Remarks given Friday, October 27, 2023 at the Program for Leadership & Character’s Scholar induction.

I am so delighted to be here with all of you at this special Leadership and Character induction ceremony for our newest Scholars.

My most heartfelt congratulations to each of you inductees.  It is no small feat to have been selected a Scholar. Each of you is exceptional; each of you have already demonstrated impressive leadership, character, and service in your communities.

As a Scholar in our Leadership and Character Program you have committed to leading a life of character at Wake Forest, and indeed you have committed to leading a life of character for the rest of your life – wherever it may take you – for which everyone in this room commends you. 

This Program reflects the highest ideals and aspirations of our university. As you know so very well, the Program for Leadership and Character is animated by Wake Forest’s motto, Pro Humanitate, which calls us to develop the qualities of character that enable us to serve humanity.

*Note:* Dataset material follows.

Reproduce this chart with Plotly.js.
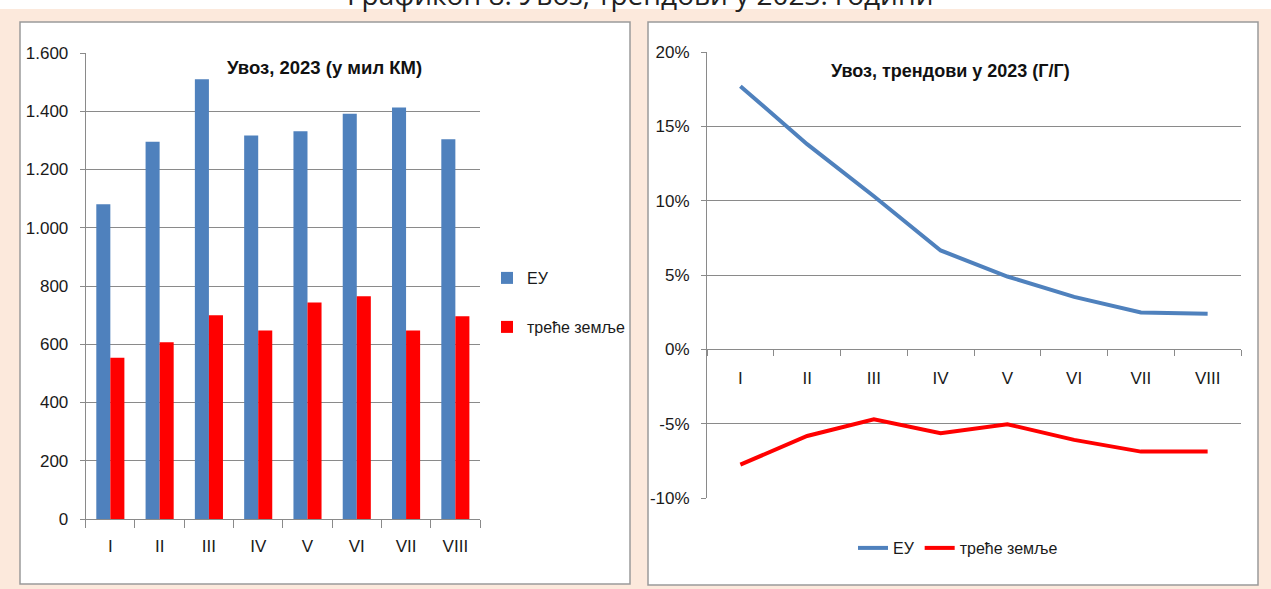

While many would argue that those qualities of character are forged by the choices we make amid life’s many challenges, and there is certainly some truth to that, I want to underscore instead the importance of your liberal arts education in character-making. 

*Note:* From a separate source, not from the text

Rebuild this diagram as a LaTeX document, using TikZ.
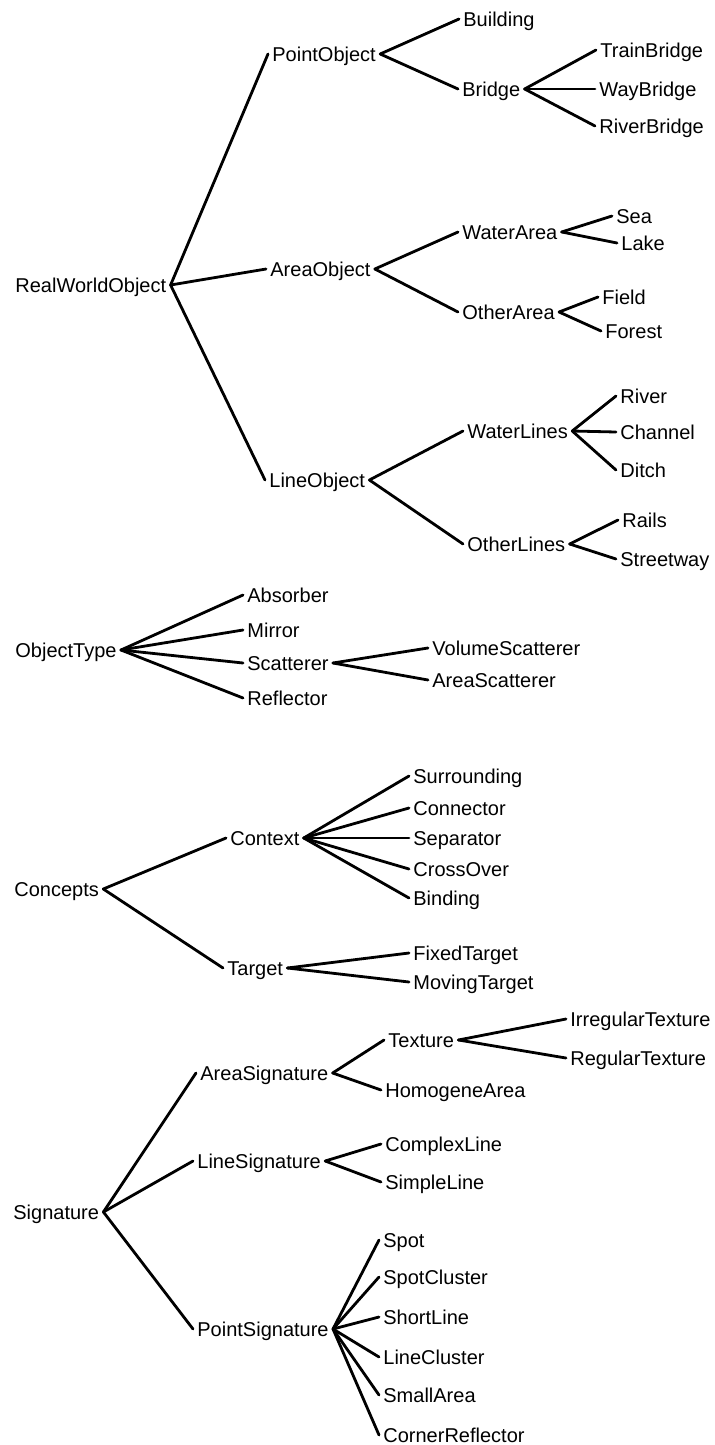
\documentclass[tikz,border=0pt]{standalone}
\usepackage{fontspec}
\setmainfont{Liberation Sans}
\begin{document}
\begin{tikzpicture}[x=0.5pt,y=-0.5pt,
  lbl/.style={anchor=west,inner xsep=2pt,inner ysep=0pt,text height=7.2pt,text depth=0pt,font=\fontsize{10}{12}\selectfont},
  edge/.style={line width=1.4pt,line cap=round}]
\useasboundingbox (0,0) rectangle (715,1445);
% ---- RealWorldObject tree
\node[lbl] (rwo) at (11,285) {RealWorldObject};
\node[lbl] (po) at (268,54) {PointObject};
\node[lbl] (ao) at (266,269) {AreaObject};
\node[lbl] (lo) at (265,480) {LineObject};
\node[lbl] (bui) at (459,19) {Building};
\node[lbl] (bri) at (458,89) {Bridge};
\node[lbl] (tb) at (596,50) {TrainBridge};
\node[lbl] (wb) at (595,89) {WayBridge};
\node[lbl] (rb) at (595,126) {RiverBridge};
\node[lbl] (wa) at (458,232) {WaterArea};
\node[lbl] (sea) at (612,216) {Sea};
\node[lbl] (lake) at (617,243) {Lake};
\node[lbl] (oa) at (458,312) {OtherArea};
\node[lbl] (field) at (598,297) {Field};
\node[lbl] (forest) at (601,331) {Forest};
\node[lbl] (wl) at (463,431) {WaterLines};
\node[lbl] (river) at (616,396) {River};
\node[lbl] (chan) at (616,432) {Channel};
\node[lbl] (ditch) at (616,470) {Ditch};
\node[lbl] (ol) at (463,544) {OtherLines};
\node[lbl] (rails) at (618,520) {Rails};
\node[lbl] (street) at (616,559) {Streetway};
\draw[edge] (rwo.east) -- (po.west);
\draw[edge] (rwo.east) -- (ao.west);
\draw[edge] (rwo.east) -- (lo.west);
\draw[edge] (po.east) -- (bui.west);
\draw[edge] (po.east) -- (bri.west);
\draw[edge] (bri.east) -- (tb.west);
\draw[edge] (bri.east) -- (wb.west);
\draw[edge] (bri.east) -- (rb.west);
\draw[edge] (ao.east) -- (wa.west);
\draw[edge] (ao.east) -- (oa.west);
\draw[edge] (wa.east) -- (sea.west);
\draw[edge] (wa.east) -- (lake.west);
\draw[edge] (oa.east) -- (field.west);
\draw[edge] (oa.east) -- (forest.west);
\draw[edge] (lo.east) -- (wl.west);
\draw[edge] (lo.east) -- (ol.west);
\draw[edge] (wl.east) -- (river.west);
\draw[edge] (wl.east) -- (chan.west);
\draw[edge] (wl.east) -- (ditch.west);
\draw[edge] (ol.east) -- (rails.west);
\draw[edge] (ol.east) -- (street.west);
% ---- ObjectType tree
\node[lbl] (ot) at (11,650) {ObjectType};
\node[lbl] (abs) at (243,595) {Absorber};
\node[lbl] (mir) at (243,630) {Mirror};
\node[lbl] (sca) at (243,663) {Scatterer};
\node[lbl] (ref) at (243,698) {Reflector};
\node[lbl] (vs) at (428,648) {VolumeScatterer};
\node[lbl] (as) at (428,680) {AreaScatterer};
\draw[edge] (ot.east) -- (abs.west);
\draw[edge] (ot.east) -- (mir.west);
\draw[edge] (ot.east) -- (sca.west);
\draw[edge] (ot.east) -- (ref.west);
\draw[edge] (sca.east) -- (vs.west);
\draw[edge] (sca.east) -- (as.west);
% ---- Concepts tree
\node[lbl] (con) at (10,889) {Concepts};
\node[lbl] (ctx) at (226,838) {Context};
\node[lbl] (tgt) at (223,968) {Target};
\node[lbl] (sur) at (409,776) {Surrounding};
\node[lbl] (cnr) at (409,808) {Connector};
\node[lbl] (sep) at (409,838) {Separator};
\node[lbl] (cro) at (409,869) {CrossOver};
\node[lbl] (bin) at (409,898) {Binding};
\node[lbl] (ft) at (409,953) {FixedTarget};
\node[lbl] (mt) at (409,982) {MovingTarget};
\draw[edge] (con.east) -- (ctx.west);
\draw[edge] (con.east) -- (tgt.west);
\draw[edge] (ctx.east) -- (sur.west);
\draw[edge] (ctx.east) -- (cnr.west);
\draw[edge] (ctx.east) -- (sep.west);
\draw[edge] (ctx.east) -- (cro.west);
\draw[edge] (ctx.east) -- (bin.west);
\draw[edge] (tgt.east) -- (ft.west);
\draw[edge] (tgt.east) -- (mt.west);
% ---- Signature tree
\node[lbl] (sig) at (9,1212) {Signature};
\node[lbl] (asig) at (196,1073) {AreaSignature};
\node[lbl] (lsig) at (193,1161) {LineSignature};
\node[lbl] (psig) at (193,1329) {PointSignature};
\node[lbl] (tex) at (384,1040) {Texture};
\node[lbl] (hom) at (381,1090) {HomogeneArea};
\node[lbl] (irr) at (566,1019) {IrregularTexture};
\node[lbl] (reg) at (566,1058) {RegularTexture};
\node[lbl] (cpl) at (381,1144) {ComplexLine};
\node[lbl] (spl) at (381,1182) {SimpleLine};
\node[lbl] (spot) at (379,1240) {Spot};
\node[lbl] (spc) at (379,1277) {SpotCluster};
\node[lbl] (shl) at (379,1317) {ShortLine};
\node[lbl] (lcl) at (379,1357) {LineCluster};
\node[lbl] (sma) at (379,1395) {SmallArea};
\node[lbl] (cre) at (379,1435) {CornerReflector};
\draw[edge] (sig.east) -- (asig.west);
\draw[edge] (sig.east) -- (lsig.west);
\draw[edge] (sig.east) -- (psig.west);
\draw[edge] (asig.east) -- (tex.west);
\draw[edge] (asig.east) -- (hom.west);
\draw[edge] (tex.east) -- (irr.west);
\draw[edge] (tex.east) -- (reg.west);
\draw[edge] (lsig.east) -- (cpl.west);
\draw[edge] (lsig.east) -- (spl.west);
\draw[edge] (psig.east) -- (spot.west);
\draw[edge] (psig.east) -- (spc.west);
\draw[edge] (psig.east) -- (shl.west);
\draw[edge] (psig.east) -- (lcl.west);
\draw[edge] (psig.east) -- (sma.west);
\draw[edge] (psig.east) -- (cre.west);
\end{tikzpicture}
\end{document}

That education, which is becoming increasingly unique in our fast-paced, social media driven, all too pragmatic world, gives you an unparalleled opportunity to think deeply about what it means to lead a good life, an ethical and meaningful life, surrounded by expert scholars eager to support and mentor you.  That education lets you study ethical  leaders, and unethical ones too, across place and time; it invites you to ponder what makes a good leader and to determine how you yourself will lead. 

That education gives you the time and space to examine the making of, and the meanings of key texts that have shaped the human experience, from ancient Greece to the present, and discuss and debate the meanings of those texts with like-minded friends and colleagues in your classrooms, your resident halls, in the Pit, and on a run around Reynolda Gardens.  

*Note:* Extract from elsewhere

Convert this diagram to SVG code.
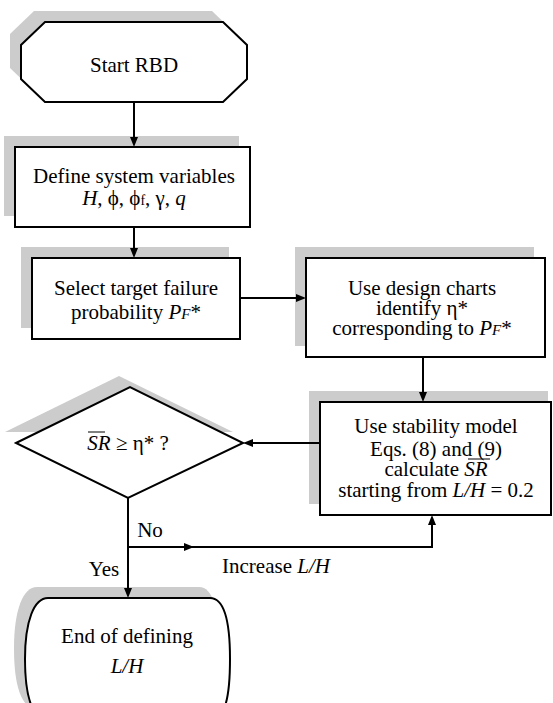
<svg xmlns="http://www.w3.org/2000/svg" width="553" height="703" viewBox="0 0 553 703">
<style>
.sh{fill:#cccccc;stroke:none}
.nd{fill:#ffffff;stroke:#000000;stroke-width:2}
.ln{fill:none;stroke:#000000;stroke-width:2}
.ah{fill:#000000;stroke:none}
.t{font-size:21px;fill:#000000;text-anchor:middle}
.i{font-style:italic}
</style>
<rect width="553" height="703" fill="#ffffff"/>
<g id="start">
<polygon class="sh" points="34,11 212,11 236,34 236,68 212,91 34,91 10,68 10,34"/>
<polygon class="nd" points="45,22 223,22 247,45 247,79 223,102 45,102 21,79 21,45"/>
<text class="t" x="134" y="72" font-family="'Liberation Serif', 'Times New Roman', Times, serif">Start RBD</text>
</g>
<g id="define">
<rect class="sh" x="4" y="136" width="235" height="80"/>
<rect class="nd" x="15" y="147" width="235" height="80"/>
<text class="t" x="134" y="183" font-family="'Liberation Serif', 'Times New Roman', Times, serif">Define system variables</text>
<text class="t" x="134" y="205" font-family="'Liberation Serif', 'Times New Roman', Times, serif"><tspan class="i">H</tspan>, ϕ, ϕ<tspan font-size="14">f</tspan>, γ, <tspan class="i">q</tspan></text>
</g>
<g id="select">
<rect class="sh" x="21" y="247" width="208" height="81"/>
<rect class="nd" x="32" y="258" width="208" height="81"/>
<text class="t" x="136" y="295" font-family="'Liberation Serif', 'Times New Roman', Times, serif">Select target failure</text>
<text class="t" x="136" y="319" font-family="'Liberation Serif', 'Times New Roman', Times, serif">probability <tspan class="i">P</tspan><tspan class="i" font-size="15">F</tspan>*</text>
</g>
<g id="charts">
<rect class="sh" x="295" y="247" width="239" height="99"/>
<rect class="nd" x="306" y="258" width="239" height="99"/>
<text class="t" x="422" y="295" font-family="'Liberation Serif', 'Times New Roman', Times, serif">Use design charts</text>
<text class="t" x="422" y="315" font-family="'Liberation Serif', 'Times New Roman', Times, serif">identify η*</text>
<text class="t" x="422" y="335" font-family="'Liberation Serif', 'Times New Roman', Times, serif">corresponding to <tspan class="i">P</tspan><tspan class="i" font-size="15">F</tspan>*</text>
</g>
<g id="stability">
<rect class="sh" x="309" y="391" width="239" height="113"/>
<rect class="nd" x="320" y="402" width="231" height="113"/>
<text class="t" x="436" y="433" font-family="'Liberation Serif', 'Times New Roman', Times, serif">Use stability model</text>
<text class="t" x="436" y="456" font-family="'Liberation Serif', 'Times New Roman', Times, serif">Eqs. (8) and (9)</text>
<text class="t" x="436" y="476" font-family="'Liberation Serif', 'Times New Roman', Times, serif">calculate <tspan class="i">SR</tspan></text>
<line x1="468" y1="459" x2="490" y2="459" stroke="#000000" stroke-width="1"/>
<text class="t" x="436" y="497" font-family="'Liberation Serif', 'Times New Roman', Times, serif">starting from <tspan class="i">L/H</tspan> = 0.2</text>
</g>
<g id="decision">
<polygon class="sh" points="5,432 119,376 233,432"/>
<polygon class="nd" points="16,443 130,387 243,443 128,498"/>
<text class="t" x="128" y="450" font-family="'Liberation Serif', 'Times New Roman', Times, serif"><tspan class="i">SR</tspan> ≥ η* ?</text>
<line x1="88" y1="432" x2="105" y2="432" stroke="#000000" stroke-width="1"/>
</g>
<g id="end">
<path class="sh" d="M37,587 H199 C213,587 219,610 219,648 C219,690 213,709 199,709 H37 C23,709 14,690 14,648 C14,610 23,587 37,587 Z"/>
<path class="nd" d="M48,598 H210 C224,598 230,621 230,659 C230,701 224,720 210,720 H48 C34,720 25,701 25,659 C25,621 34,598 48,598 Z"/>
<text class="t" x="127" y="643" font-family="'Liberation Serif', 'Times New Roman', Times, serif">End of defining</text>
<text class="t i" x="127" y="673" font-family="'Liberation Serif', 'Times New Roman', Times, serif">L/H</text>
</g>
<g id="connectors">
<line class="ln" x1="134" y1="102" x2="134" y2="139"/>
<polygon class="ah" points="134,147 130,137 138,137"/>
<line class="ln" x1="134" y1="227" x2="134" y2="250"/>
<polygon class="ah" points="134,258 130,248 138,248"/>
<line class="ln" x1="240" y1="298" x2="298" y2="298"/>
<polygon class="ah" points="306,298 296,294 296,302"/>
<line class="ln" x1="423" y1="357" x2="423" y2="394"/>
<polygon class="ah" points="423,402 419,392 427,392"/>
<line class="ln" x1="320" y1="443" x2="251" y2="443"/>
<polygon class="ah" points="243,443 253,439 253,447"/>
<line class="ln" x1="128" y1="498" x2="128" y2="590"/>
<polygon class="ah" points="128,598 124,588 132,588"/>
<polyline class="ln" points="128,547 432,547 432,523"/>
<polygon class="ah" points="194,547 184,543 184,551"/>
<polygon class="ah" points="432,515 428,525 436,525"/>
<text class="t" x="150" y="537" font-family="'Liberation Serif', 'Times New Roman', Times, serif">No</text>
<text class="t" x="104" y="576" font-family="'Liberation Serif', 'Times New Roman', Times, serif">Yes</text>
<text class="t" x="276" y="573" font-family="'Liberation Serif', 'Times New Roman', Times, serif">Increase <tspan class="i">L/H</tspan></text>
</g>
</svg>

I hope you remember President Wente’s invocation to you at Opening Convocation – to really embrace this time of discovery – discovery of your passions, of your personal potential, of the multiple news ways you can come to understand society and the world.

Across these four special years, you will find what is really the luxury of discovering and pursuing humanity’s ideas and actions in all their complexity – ideas and actions that shape our contemporary principles, values, and virtues, for better and sometimes for worse.  If you do this discovery work well, if you think and study hard, it will help you immeasurably, and across your entire lifetime; it will help you to discern how best you, with all your own unique traits and talents, can always make sure you are learning, discovering and contributing meaningfully to the common good.

You could not be in a better program from which to launch your life’s journey. This program, with its incredible mentors and its powerful programs, has already ignited your moral imagination, I know.

It will make sure that that moral imagination, steeped in your liberal arts education, not only remains lit, but burns brightly across your four years at Wake Forest and long after.  This special Leadership and Character community will help you learn how to make the hard ethical choices that have the capacity to reshape politics and the professions, to generate innovation and creative problem solving.  I am certain you will wind up practicing true civic engagement and building strong community as a truly compassionate leader wherever your amazing life takes you. I so look forward to each of your futures, as does everyone in this room and all of Wake Forest.

Let me close by thanking our wise and generous donors who have made these wonderful Leadership and Character scholarships possible. 

Your commitment means those values that Wake Forest holds so dear will always be embodied in these special young people before us today. Please know how grateful all of us at Wake Forest are for your life changing gifts.